■ Your instructions:
Transcribe the listing exactly, leaving out every picture.

------------------------------------------------------------------------

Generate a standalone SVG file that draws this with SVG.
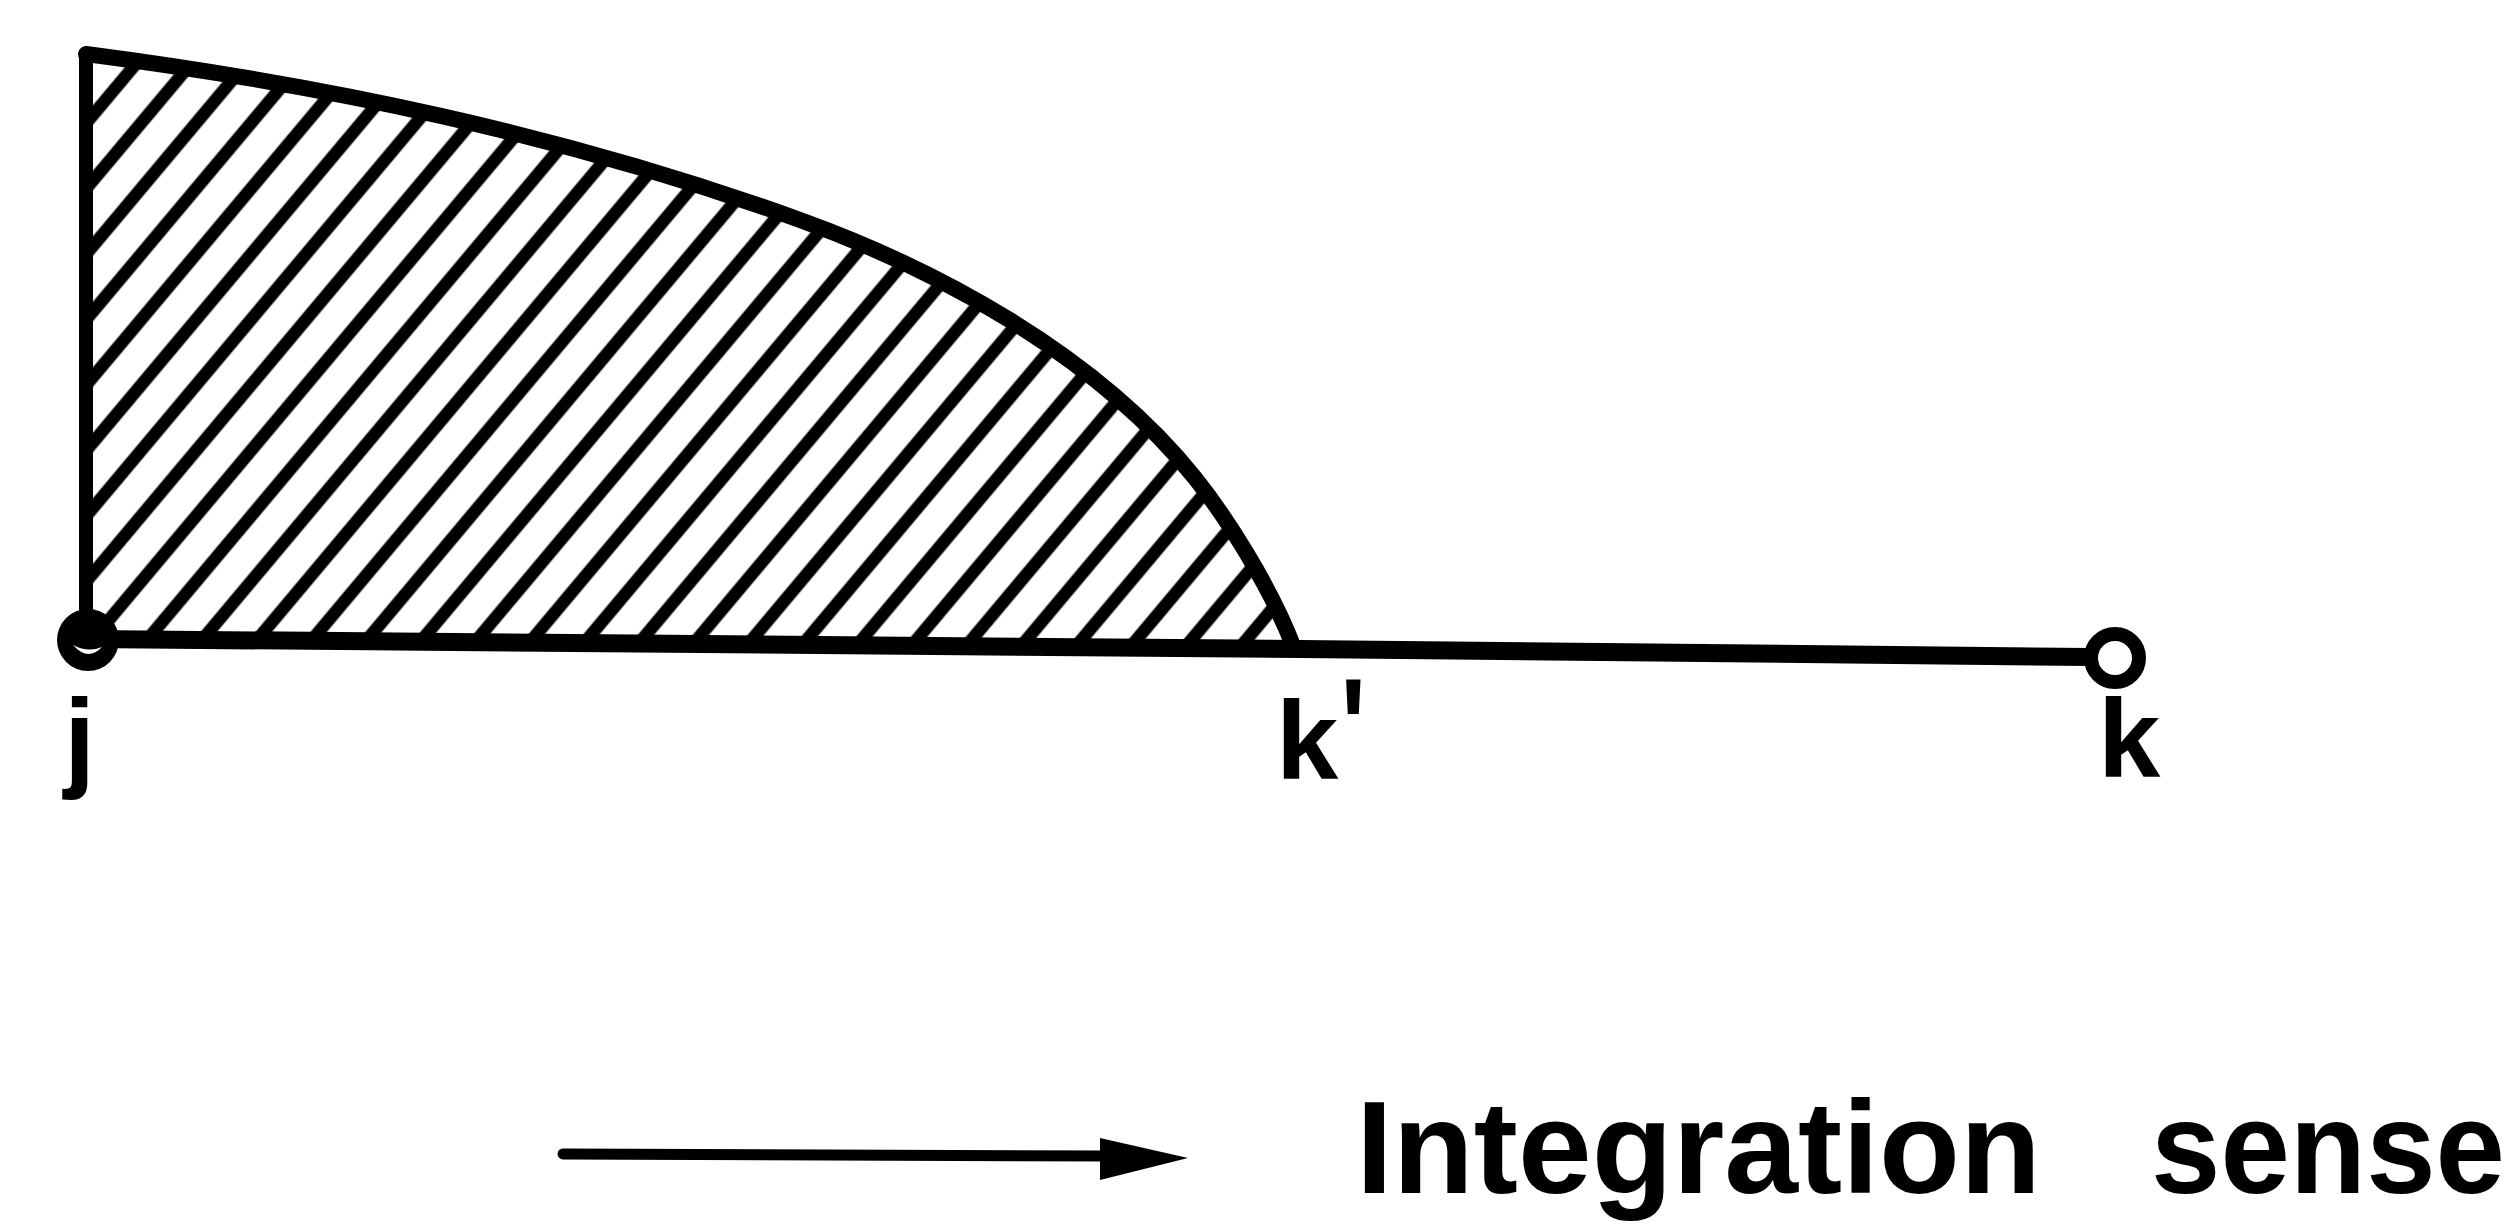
<svg xmlns="http://www.w3.org/2000/svg" width="2520" height="1224" viewBox="0 0 2520 1224">
<style>
.ink{fill:none;stroke:#000;stroke-linecap:round;stroke-linejoin:round}
.lbl{font-family:"Liberation Sans",Arial,sans-serif;font-weight:bold;font-size:112px;fill:#000}
.cap{font-family:"Liberation Sans",Arial,sans-serif;font-weight:bold;font-size:131px;fill:#000}
</style>
<defs>
<pattern id="hatch" patternUnits="userSpaceOnUse" width="20" height="42.1" patternTransform="translate(1242,645) rotate(-50)">
<rect x="0" y="0" width="20" height="6.3" fill="#000"/>
<rect x="0" y="35.8" width="20" height="6.3" fill="#000"/>
</pattern>
</defs>
<rect width="2520" height="1224" fill="#fff"/>
<g id="region">
<path d="M86,640 L86,54 C324,85 562,134 800,220 C932,267.5 1095,353 1195,478 C1225,515.5 1270,585 1292,647 Z" fill="url(#hatch)"/>
<path class="ink" stroke-width="14" d="M86,640 L86,54"/>
<path class="ink" stroke-width="16" d="M86,54 C324,85 562,134 800,220 C932,267.5 1095,353 1195,478 C1225,515.5 1270,585 1294,648"/>
</g>
<g id="connectors">
<path class="ink" stroke-width="18" d="M88,639 L1300,649 L2091,657"/>
</g>
<g id="node-j">
<circle cx="88" cy="640" r="31" fill="#000"/>
<path d="M73,645 Q88,662 102,647 Q88,653 73,645 Z" fill="#fff"/>
<text class="lbl" x="64" y="777">j</text>
</g>
<g id="node-kprime">
<text class="lbl" x="1276" y="779">k<tspan x="1338" y="789" font-weight="normal" font-size="160">'</tspan></text>
</g>
<g id="node-k">
<circle cx="2115" cy="658" r="24" fill="#fff" stroke="#000" stroke-width="14"/>
<text class="lbl" x="2098" y="777">k</text>
</g>
<g id="legend">
<line x1="563" y1="1154" x2="1110" y2="1156" stroke="#000" stroke-width="11" stroke-linecap="round"/>
<polygon points="1100,1138 1188,1158 1100,1180" fill="#000"/>
<text class="cap" y="1193"><tspan x="1356" textLength="685" lengthAdjust="spacingAndGlyphs">Integration</tspan> <tspan x="2151" textLength="354" lengthAdjust="spacingAndGlyphs">sense</tspan></text>
</g>
</svg>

------------------------------------------------------------------------

■ Output for this exercise:
Generate a standalone SVG file that draws this with SVG.
<svg xmlns="http://www.w3.org/2000/svg" width="2520" height="1224" viewBox="0 0 2520 1224">
<style>
.ink{fill:none;stroke:#000;stroke-linecap:round;stroke-linejoin:round}
.lbl{font-family:"Liberation Sans",Arial,sans-serif;font-weight:bold;font-size:112px;fill:#000}
.cap{font-family:"Liberation Sans",Arial,sans-serif;font-weight:bold;font-size:131px;fill:#000}
</style>
<defs>
<pattern id="hatch" patternUnits="userSpaceOnUse" width="20" height="42.1" patternTransform="translate(1242,645) rotate(-50)">
<rect x="0" y="0" width="20" height="6.3" fill="#000"/>
<rect x="0" y="35.8" width="20" height="6.3" fill="#000"/>
</pattern>
</defs>
<rect width="2520" height="1224" fill="#fff"/>
<g id="region">
<path d="M86,640 L86,54 C324,85 562,134 800,220 C932,267.5 1095,353 1195,478 C1225,515.5 1270,585 1292,647 Z" fill="url(#hatch)"/>
<path class="ink" stroke-width="14" d="M86,640 L86,54"/>
<path class="ink" stroke-width="16" d="M86,54 C324,85 562,134 800,220 C932,267.5 1095,353 1195,478 C1225,515.5 1270,585 1294,648"/>
</g>
<g id="connectors">
<path class="ink" stroke-width="18" d="M88,639 L1300,649 L2091,657"/>
</g>
<g id="node-j">
<circle cx="88" cy="640" r="31" fill="#000"/>
<path d="M73,645 Q88,662 102,647 Q88,653 73,645 Z" fill="#fff"/>
<text class="lbl" x="64" y="777">j</text>
</g>
<g id="node-kprime">
<text class="lbl" x="1276" y="779">k<tspan x="1338" y="789" font-weight="normal" font-size="160">'</tspan></text>
</g>
<g id="node-k">
<circle cx="2115" cy="658" r="24" fill="#fff" stroke="#000" stroke-width="14"/>
<text class="lbl" x="2098" y="777">k</text>
</g>
<g id="legend">
<line x1="563" y1="1154" x2="1110" y2="1156" stroke="#000" stroke-width="11" stroke-linecap="round"/>
<polygon points="1100,1138 1188,1158 1100,1180" fill="#000"/>
<text class="cap" y="1193"><tspan x="1356" textLength="685" lengthAdjust="spacingAndGlyphs">Integration</tspan> <tspan x="2151" textLength="354" lengthAdjust="spacingAndGlyphs">sense</tspan></text>
</g>
</svg>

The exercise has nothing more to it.